Proponents of Post-Trump Curbs on Executive Power Prepare New Push

House Democrats are framing their efforts as a rebuke of Donald J. Trump’s record as would-be reformers seek Senate Republican support.


By Charlie Savage

WASHINGTON — As Donald J. Trump’s norm-busting presidency careened through two impeachments, his departure set the stage for lawmakers to impose new limits on executive power like the period after Watergate and the Vietnam War.

But nearly nine months after Mr. Trump left the White House, the legal rules that govern the presidency have yet to be tightened. Would-be reformers, sensing that the window for change might close soon, are preparing a major push — one the Biden White House is eyeing warily.

House Democrats plan this month to reintroduce a broad package of limits on executive power. The bill — a refinement to legislation introduced last year during the presidential campaign for political messaging purposes — will pull together many proposals percolating in congressional committees.

The bill is expected to cover nearly a dozen issues. Among them: It would make it harder for presidents to bestow pardons in bribery-like contexts and to spend — or secretly freeze — funds contrary to congressional appropriations. It would speed up lawsuits over congressional subpoenas.

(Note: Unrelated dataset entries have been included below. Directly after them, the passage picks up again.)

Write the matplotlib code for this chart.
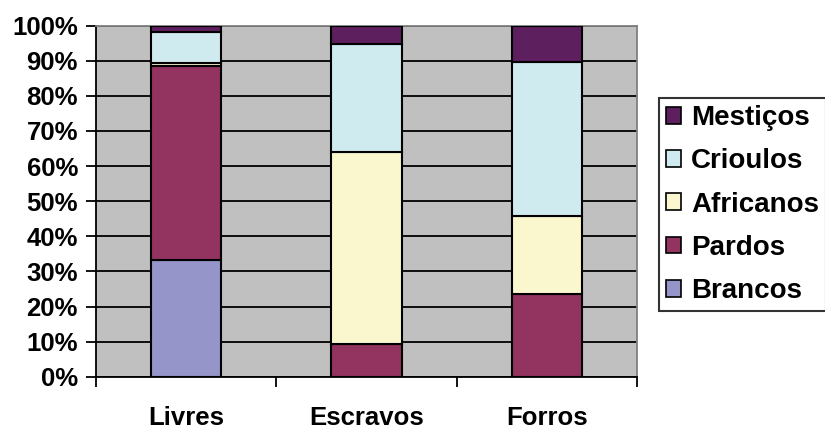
import matplotlib
matplotlib.use("Agg")
import matplotlib.pyplot as plt
import numpy as np
from matplotlib.patches import Patch

plt.rcParams['font.family'] = ['Liberation Sans', 'DejaVu Sans']

categories = ["Livres", "Escravos", "Forros"]
series_names = ["Brancos", "Pardos", "Africanos", "Crioulos", "Mestiços"]
brancos = [33.2, 0.0, 0.0]
pardos = [55.3, 9.4, 23.6]
africanos = [0.8, 54.6, 22.2]
crioulos = [9.0, 30.8, 43.9]
mesticos = [1.7, 5.2, 10.3]
colors = ["#9595C9", "#93335F", "#FAF7CF", "#CFEBEF", "#5E1F5E"]
y_ticks = [0, 10, 20, 30, 40, 50, 60, 70, 80, 90, 100]
y_tick_labels = [f"{v}%" for v in y_ticks]

values = [brancos, pardos, africanos, crioulos, mesticos]

fig = plt.figure(figsize=(8.25, 4.30), dpi=100)
ax = fig.add_axes([96 / 825, 1 - 376.7 / 430, (637 - 96) / 825, (376.7 - 25.7) / 430])
ax.set_facecolor("#C0C0C0")

x = np.arange(len(categories))
bottom = np.zeros(len(categories))
for name, vals, col in zip(series_names, values, colors):
    v = np.array(vals)
    ax.bar(x, v, width=0.39, bottom=bottom, color=col, edgecolor="black",
           linewidth=1.5, zorder=3)
    bottom += v

ax.set_xlim(-0.5, len(categories) - 0.5)
ax.set_ylim(0, 100)

ax.set_yticks(y_ticks)
ax.set_yticklabels(y_tick_labels, fontsize=18.5, fontweight="bold")
ax.yaxis.grid(True, color="black", linewidth=1.3, zorder=1)
ax.set_axisbelow(True)

# category labels centered under bars, tick marks at category boundaries
ax.set_xticks(x)
ax.set_xticklabels(categories, fontsize=18.5, fontweight="bold")
ax.tick_params(axis="x", which="major", length=0, pad=21)
ax.set_xticks(np.arange(-0.5, len(categories) + 0.5, 1.0), minor=True)
ax.tick_params(axis="x", which="minor", length=7, width=1.3, direction="out")
ax.tick_params(axis="y", length=7, width=1.3, direction="out", pad=6)

for side in ("top", "right"):
    ax.spines[side].set_color("#808080")
    ax.spines[side].set_linewidth(1.3)
for side in ("left", "bottom"):
    ax.spines[side].set_color("black")
    ax.spines[side].set_linewidth(1.3)

handles = [Patch(facecolor=c, edgecolor="black", linewidth=1.2, label=n)
           for n, c in zip(series_names, colors)][::-1]
leg = fig.legend(handles=handles, loc="lower left",
                 bbox_to_anchor=(659 / 825, 1 - 311 / 430),
                 bbox_transform=fig.transFigure,
                 prop={"size": 20, "weight": "bold"},
                 frameon=True, fancybox=False, borderpad=0.25,
                 labelspacing=0.62, handlelength=0.55, handleheight=0.55,
                 handletextpad=0.35, borderaxespad=0)
leg.get_frame().set_edgecolor("black")
leg.get_frame().set_linewidth(1.5)

fig.savefig("out.png", dpi=100)
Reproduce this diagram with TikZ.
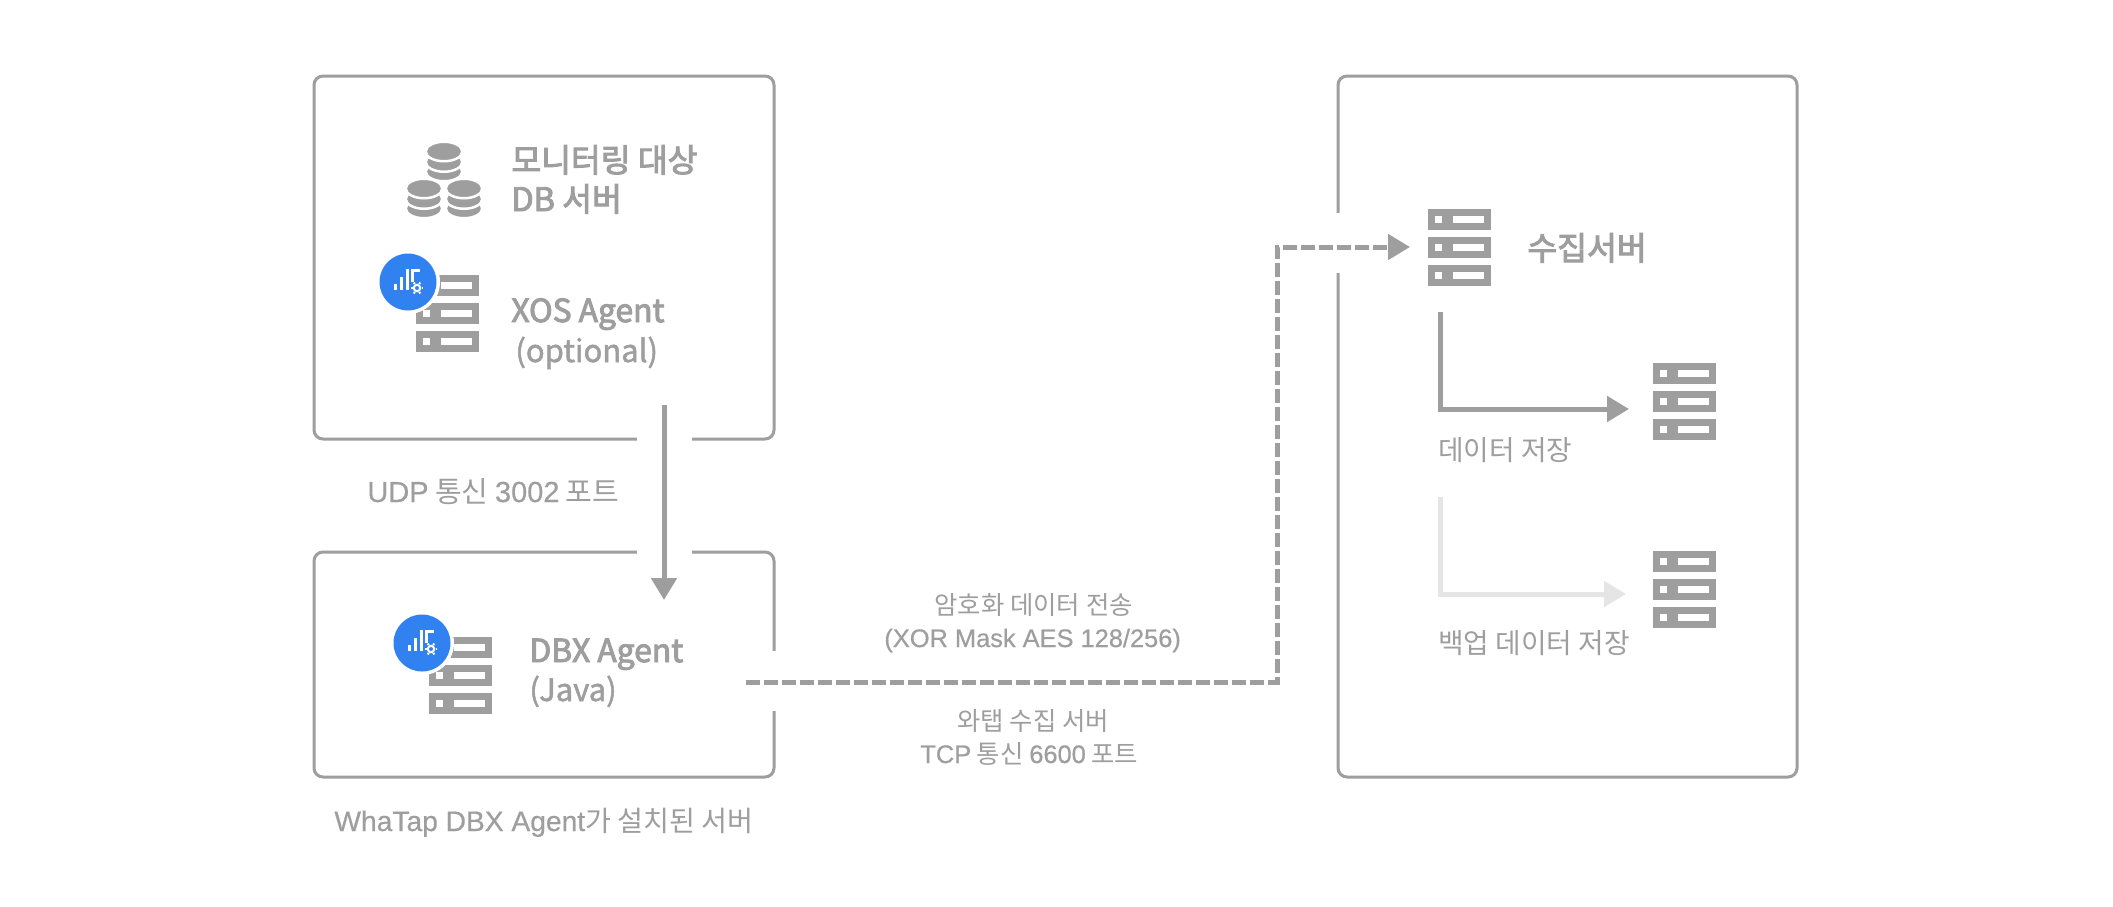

And it would strengthen the Constitution’s ban on presidents taking “emoluments,” or payments, from foreigners.

Known as the Protecting Our Democracy Act, the bill will be introduced by Representative Adam B. Schiff, Democrat of California, who also sponsored its 2020 version. But it represents the work of lawmakers and staff members on multiple committees who have been speaking with the White House for months; Speaker Nancy Pelosi directed them to combine their efforts, aides said.

Acknowledging that he was “working with my House colleagues to introduce and advance that legislation in the next few weeks,” Mr. Schiff, in a statement, framed the bill as a response to Mr. Trump’s “many abuses of executive power.” If Congress fails to enact new guardrails, he warned, Mr. Trump’s conduct would serve as “a road map for future unscrupulous presidents to abuse their power and defeat the most fundamental of oversight efforts.”

The White House supports many of the ideas, according to people familiar with its talks with House Democrats. They include keeping the statute of limitations from expiring while presidents are in office and temporarily shielded from prosecution; enhancing whistle-blower protections; banning foreign elections assistance; and tightening limits on whom presidents can appoint to temporarily fill vacant positions that normally require Senate confirmation.

“The prior administration’s routine abuse of power and violation of longstanding norms posed a deep threat to our democracy,” said Chris Meagher, a White House spokesman. “We strongly support efforts to restore guardrails and breathe life back into those longstanding norms. We’re working with Congress to do that, and we’re also building that commitment into every single thing this administration does.”

But the White House has also expressed skepticism and objected to some of the proposals as going too far and intruding on presidents’ constitutional prerogatives, the people familiar with the discussions said.

On clemency, for example, the White House supports making clearer that a pardon can count as a “thing of value” in an illegal bribery scheme and that presidents cannot pardon themselves. But the White House is uncomfortable with a related proposal to require disclosing to Congress internal White House communications and Justice Department case files about clemency recipients.